The government also encourages the frequency range development and distribution, including digital broadcasting, through concessions to the private sector. The use of the radio spectrum to broadcast digital signals offers new opportunities for product development in the fields of telecommunications, television and radio and will enhance a number of projects. The economic team believes that the introduction of new programs would bring substantial economic benefits, especially after the release of frequencies after the analog to digital television transition. This change will free up about 75% of the frequency spectrum. Independent consultant appointed for this purpose will make the evaluation.

Energy is another crucial sector of complete state monopoly so far. Implementation of existing EU directives will lead to a partial revising of the partnership between companies in the field and the management of their distribution networks. Companies that are at the heart of the privatization hurricane are the Public Power Corporation, the natural gas company, the state water company and Hellenic Petroleum. Regarding the natural gas company and the state water company, the government will tighten the control of their distribution networks. The reorganization program for other public companies will begin in 2011. It includes first corporate structure study and optimization, and evaluation of opportunities to sell 30% of the Greek power company. Water Supply and Sewerage Companies Ltd. and Water Supply and Sewerage-Thessaloniki SA will merge to reduce costs. The government’s goal is to split the facilities management and maintenance from ownership, signing concession contracts for part of the distribution network.

The state mining company LARKO is also in the list of companies for privatization as the company registered considerable losses in recent years. The government began to seek a strategic investor who can pull the company from the financial morass in which it sank.
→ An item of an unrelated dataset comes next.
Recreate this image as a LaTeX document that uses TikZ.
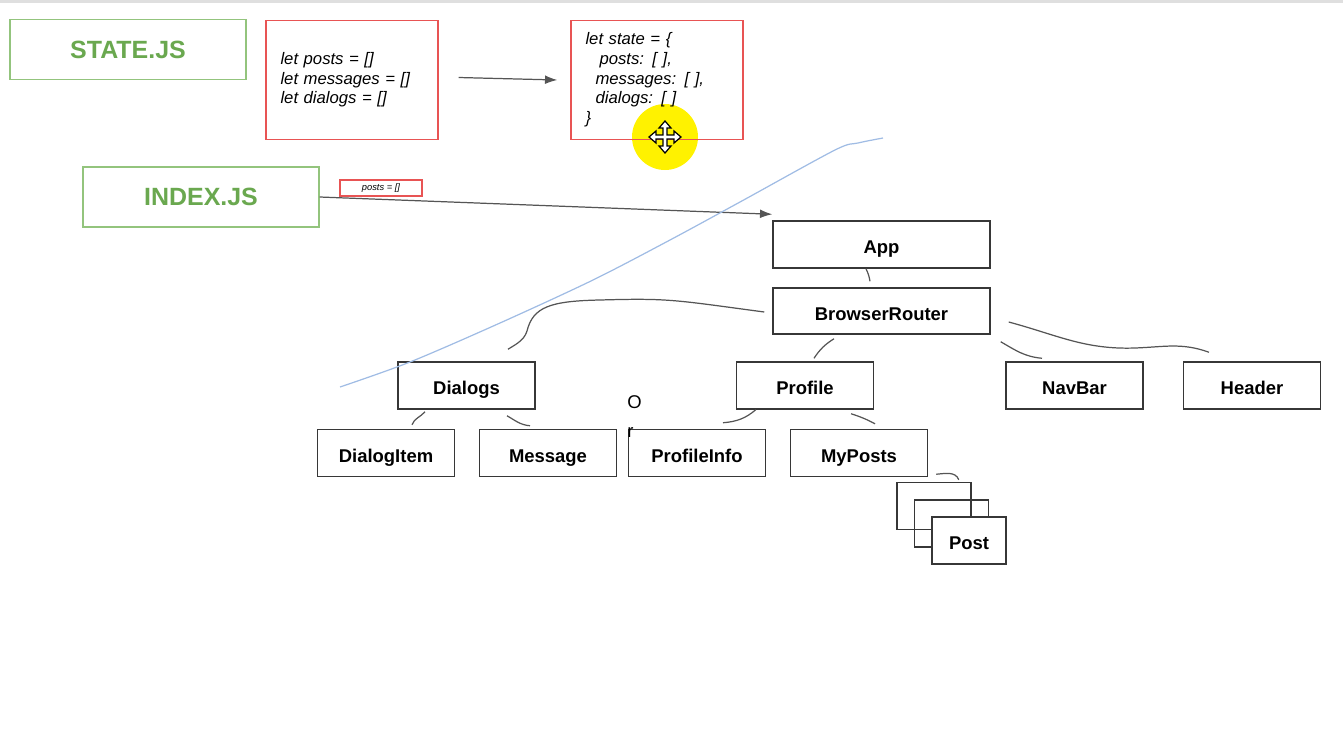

There were three serious incidents in the mines of LARKO for less than a month only the last year, one of which ended in death after the outbreak of a factory chimney. According to Notis Marias, representative of the public group from Larina, who spoke to Sky Radio days after the incident, the management failed to take measures to modernize the facilities because of the financial condition of the mine. At the same time, to indicate how the public sector works, Notis Marias stressed that despite all the difficulties the number of people on managerial posts increased from 14 in 2004 to 52 in 2007.